Orhan Pamuk © Innocence Foundation and Refik Anadol

Orhan Pamuk, Orhan Pamuk’s manifesto for museums, The Art Newspaper, 6 July 2016

Author and museum founder delivers video message to international museum conference in Milan

Orhan Pamuk, the Nobel Prize-winning Turkish author, who founded the Museum of Innocence in Istanbul, was a keynote speaker at the International Council of Museums (ICOM) conference in Milan this week. He delivered the following message, first published by the Italian newspaper La Repubblica, by video link. He stressed that in the future we need “small and economical museums that address our humanity”.

Pamuk said: “All museums are genuine treasures of humankind, but I am against these precious and monumental institutions being used as models for the institutions to come. Museums should explore and uncover the population as a whole and the humanity of the new and modern man that emerges from the growing economies of non-Western countries. I address this manifesto in particular to Asian museums that are experiencing an unprecedented period of growth.

The aim of the great state-sponsored museums is to represent a state and that is neither a good nor innocent aim.
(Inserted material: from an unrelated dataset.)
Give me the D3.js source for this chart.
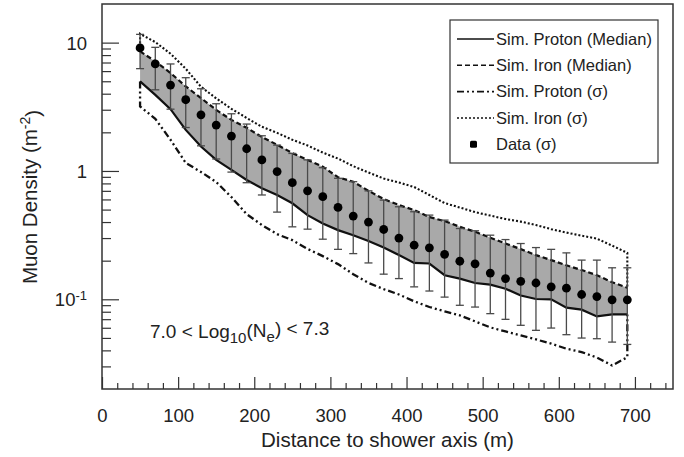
<!DOCTYPE html>
<html>
<head>
<meta charset="utf-8">
<script src="https://cdn.jsdelivr.net/npm/d3@7"></script>
<style>
    body { margin: 0; background: #fff; }
    svg { display: block; font-family: "Liberation Sans", Arial, sans-serif; fill: #222; }
    .axis path { display: none; }
    .axis line { stroke: #333; stroke-width: 1.2; }
</style>
</head>
<body>
<div id="chart"></div>
<script>
// Distance to shower axis (m) for every bin.
const distance = [50, 70, 90, 110, 130, 150, 170, 190, 210, 230, 250, 270, 290, 310, 330, 350, 370,
    390, 410, 430, 450, 470, 490, 510, 530, 550, 570, 590, 610, 630, 650, 670, 690];

// Measured muon density and the ends of its error bars.
const dataMedian = [9.09, 6.82, 4.67, 3.59, 2.74, 2.28, 1.87, 1.49, 1.22, 0.99, 0.81, 0.70, 0.63, 0.52,
    0.445, 0.40, 0.35, 0.30, 0.264, 0.252, 0.224, 0.198, 0.189, 0.160, 0.145, 0.138, 0.134, 0.125,
    0.122, 0.109, 0.105, 0.099, 0.099];
const dataUpper = [11.6, 9.19, 6.82, 5.33, 4.37, 3.34, 2.79, 2.32, 1.88, 1.59, 1.37, 1.22, 1.06, 0.877,
    0.825, 0.70, 0.593, 0.526, 0.481, 0.453, 0.414, 0.356, 0.342, 0.316, 0.292, 0.272, 0.253, 0.245,
    0.230, 0.202, 0.202, 0.176, 0.176];
const dataLower = [6.27, 4.29, 3.03, 2.18, 1.57, 1.24, 0.98, 0.81, 0.65, 0.478, 0.367, 0.352, 0.294,
    0.245, 0.227, 0.192, 0.157, 0.145, 0.125, 0.116, 0.104, 0.0898, 0.087, 0.0773, 0.0698, 0.0627,
    0.0573, 0.0597, 0.053, 0.0499, 0.0493, 0.0464, 0.0445];

// Simulations.
const protonMedian = [4.99, 3.92, 3.03, 2.09, 1.55, 1.22, 1.02, 0.85, 0.733, 0.65, 0.56, 0.453, 0.39,
    0.346, 0.316, 0.285, 0.253, 0.221, 0.192, 0.19, 0.154, 0.145, 0.134, 0.130, 0.121, 0.107, 0.1005,
    0.1, 0.086, 0.083, 0.0736, 0.0763, 0.0763];
const ironMedian = [8.55, 7.14, 5.80, 4.56, 3.70, 2.99, 2.50, 2.17, 1.84, 1.60, 1.38, 1.22, 1.08, 0.893,
    0.825, 0.70, 0.604, 0.543, 0.496, 0.437, 0.407, 0.367, 0.336, 0.302, 0.272, 0.246, 0.221, 0.202,
    0.184, 0.169, 0.154, 0.136, 0.123];
const protonSigma = [3.18, 2.55, 1.75, 1.155, 0.982, 0.82, 0.626, 0.461, 0.379, 0.322, 0.289, 0.247,
    0.217, 0.188, 0.157, 0.134, 0.120, 0.109, 0.0965, 0.0871, 0.0806, 0.075, 0.0673, 0.0604, 0.0562,
    0.0523, 0.0487, 0.0451, 0.0412, 0.0388, 0.0352, 0.0305, 0.0354];
const ironSigma = [11.7, 10.1, 8.20, 6.26, 4.53, 3.68, 3.05, 2.59, 2.21, 1.98, 1.75, 1.58, 1.39, 1.25,
    1.09, 0.973, 0.874, 0.813, 0.75, 0.65, 0.562, 0.519, 0.478, 0.449, 0.422, 0.403, 0.379, 0.352,
    0.331, 0.313, 0.297, 0.262, 0.230];

// Axis ticks and labels.
const xTicks = [0, 100, 200, 300, 400, 500, 600, 700];
const xMinorTicks = [20, 40, 60, 80, 120, 140, 160, 180, 220, 240, 260, 280, 320, 340, 360, 380,
    420, 440, 460, 480, 520, 540, 560, 580, 620, 640, 660, 680, 720, 740];
const yTicks = [0.1, 1, 10];
const yTickBase = ["10", "1", "10"];
const yTickExp = ["-1", "", ""];
const yMinorTicks = [0.03, 0.04, 0.05, 0.06, 0.07, 0.08, 0.09, 0.2, 0.3, 0.4, 0.5, 0.6, 0.7, 0.8, 0.9,
    2, 3, 4, 5, 6, 7, 8, 9];

const legendLabels = ["Sim. Proton (Median)", "Sim. Iron (Median)", "Sim. Proton (\u03c3)",
    "Sim. Iron (\u03c3)", "Data (\u03c3)"];

const margin = { top: 4, left: 102, bottom: 68, right: 11 };
const totalWidth = 684;
const totalHeight = 457;
const width = totalWidth - margin.left - margin.right;
const height = totalHeight - margin.top - margin.bottom;

// Line styles shared by the plot and the legend.
const styles = {
    protonMedian: { dash: null, width: 2.2 },
    ironMedian: { dash: "5,3", width: 2.2 },
    protonSigma: { dash: "7,3,2,3,2,3", width: 2.3 },
    ironSigma: { dash: "2,2", width: 2.1 }
};

const x = d3.scaleLinear().domain([0, 750]).range([0, width]);
const y = d3.scaleLog().domain([0.02, 20]).range([height, 0]);

const svg = d3.select("#chart").append("svg")
    .attr("width", totalWidth)
    .attr("height", totalHeight);

const g = svg.append("g")
    .attr("transform", `translate(${margin.left}, ${margin.top})`);

// Points for each series, as [distance, value] pairs.
const pairs = (values) => values.map((v, i) => [distance[i], v]);
const last = distance.length - 1;

const line = d3.line()
    .x(d => x(d[0]))
    .y(d => y(d[1]));

// Band between the proton and iron medians.
const area = d3.area()
    .x((d, i) => x(distance[i]))
    .y0((d, i) => y(protonMedian[i]))
    .y1((d, i) => y(ironMedian[i]));

g.append("path")
    .attr("d", area(distance))
    .attr("fill", "#a9a9a9");

// Sigma curves are closed at both ends onto their median curves.
const protonSigmaPath = [[distance[0], protonMedian[0]], ...pairs(protonSigma), [distance[last], protonMedian[last]]];
const ironSigmaPath = [[distance[0], ironMedian[0]], ...pairs(ironSigma), [distance[last], ironMedian[last]]];

const drawLine = (points, style) => {
    g.append("path")
        .attr("d", line(points))
        .attr("fill", "none")
        .attr("stroke", "#111")
        .attr("stroke-width", style.width)
        .attr("stroke-dasharray", style.dash);
};

drawLine(ironSigmaPath, styles.ironSigma);
drawLine(protonSigmaPath, styles.protonSigma);
drawLine(pairs(ironMedian), styles.ironMedian);
drawLine(pairs(protonMedian), styles.protonMedian);

// Error bars with small caps.
const bars = g.append("g").attr("class", "error-bars")
    .attr("stroke", "#4a4a4a")
    .attr("stroke-width", 1.3);

distance.forEach((d, i) => {
    const cx = x(d);
    bars.append("line")
        .attr("x1", cx).attr("x2", cx)
        .attr("y1", y(dataUpper[i])).attr("y2", y(dataLower[i]));
    bars.append("line")
        .attr("x1", cx - 4).attr("x2", cx + 4)
        .attr("y1", y(dataUpper[i])).attr("y2", y(dataUpper[i]));
    bars.append("line")
        .attr("x1", cx - 4).attr("x2", cx + 4)
        .attr("y1", y(dataLower[i])).attr("y2", y(dataLower[i]));
});

g.append("g")
    .selectAll("circle")
    .data(dataMedian)
    .join("circle")
    .attr("cx", (d, i) => x(distance[i]))
    .attr("cy", d => y(d))
    .attr("r", 4.4)
    .attr("fill", "#000");

// Axes: ticks point into the plot.
g.append("g")
    .attr("class", "axis")
    .attr("transform", `translate(0, ${height})`)
    .call(d3.axisBottom(x).tickValues(xMinorTicks).tickSize(-6).tickFormat(""));

g.append("g")
    .attr("class", "axis x")
    .attr("transform", `translate(0, ${height})`)
    .call(d3.axisBottom(x).tickValues(xTicks).tickSize(-12).tickPadding(20))
    .selectAll("text")
    .attr("fill", "#222")
    .style("font-size", "18.5px");

g.append("g")
    .attr("class", "axis")
    .call(d3.axisLeft(y).tickValues(yMinorTicks).tickSize(-9).tickFormat(""));

const yAxis = g.append("g")
    .attr("class", "axis y")
    .call(d3.axisLeft(y).tickValues(yTicks).tickSize(-17).tickFormat(""));

yAxis.selectAll(".tick").each(function (d, i) {
    const label = d3.select(this).append("text")
        .attr("x", -15)
        .attr("dy", "0.35em")
        .attr("text-anchor", "end")
        .attr("fill", "#222")
        .style("font-size", "18.5px");
    label.append("tspan").text(yTickBase[i]);
    if (yTickExp[i]) {
        label.append("tspan")
            .attr("dy", "-0.5em")
            .style("font-size", "13px")
            .text(yTickExp[i]);
    }
});

// Plot frame.
g.append("rect")
    .attr("width", width)
    .attr("height", height)
    .attr("fill", "none")
    .attr("stroke", "#333")
    .attr("stroke-width", 1.5);

// Axis titles.
svg.append("text")
    .attr("x", margin.left + width / 2)
    .attr("y", 447)
    .attr("text-anchor", "middle")
    .style("font-size", "20.5px")
    .text("Distance to shower axis (m)");

const yTitle = svg.append("text")
    .attr("transform", `translate(37, ${margin.top + 193}) rotate(-90)`)
    .attr("text-anchor", "middle")
    .style("font-size", "20.5px");
yTitle.append("tspan").text("Muon Density (m");
yTitle.append("tspan").attr("dy", "-0.5em").style("font-size", "14px").text("-2");
yTitle.append("tspan").attr("dy", "0.5em").text(")");

// Shower size annotation.
const note = g.append("text")
    .attr("x", 48)
    .attr("y", 334)
    .style("font-size", "19px");
note.append("tspan").text("7.0 < Log");
note.append("tspan").attr("dy", "0.35em").style("font-size", "15px").text("10");
note.append("tspan").attr("dy", "-0.35em").text("(N");
note.append("tspan").attr("dy", "0.35em").style("font-size", "15px").text("e");
note.append("tspan").attr("dy", "-0.35em").text(") < 7.3");

// Legend.
const legend = svg.append("g")
    .attr("transform", "translate(450, 20)");

legend.append("rect")
    .attr("width", 208)
    .attr("height", 143)
    .attr("fill", "#fff")
    .attr("stroke", "#333")
    .attr("stroke-width", 1.2);

const legendStyles = [styles.protonMedian, styles.ironMedian, styles.protonSigma, styles.ironSigma];

legendLabels.forEach((label, i) => {
    const row = legend.append("g")
        .attr("transform", `translate(0, ${19 + i * 26.3})`);
    if (i < legendStyles.length) {
        row.append("line")
            .attr("x1", 7).attr("x2", 44)
            .attr("stroke", "#111")
            .attr("stroke-width", legendStyles[i].width * 0.7)
            .attr("stroke-dasharray", legendStyles[i].dash);
    } else {
        row.append("rect")
            .attr("x", 20).attr("y", -3.5)
            .attr("width", 7).attr("height", 7)
            .attr("rx", 1.5)
            .attr("fill", "#000");
    }
    row.append("text")
        .attr("x", 46)
        .attr("dy", "0.35em")
        .style("font-size", "16.5px")
        .text(label);
});
</script>
</body>
</html>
Here are my proposals for a new museum, some themes on which we must reflect now more than ever.

The great national museums like the Louvre and the Hermitage assumed the form of tourist institutions with the opening of royal and imperial palaces to the public. These same institutions, today national symbols, present the narrative of nation, History with a capital H, as much more important than the histories of individuals. This is a shame, since individual histories lend themselves much better to portraying the depths of our humanity.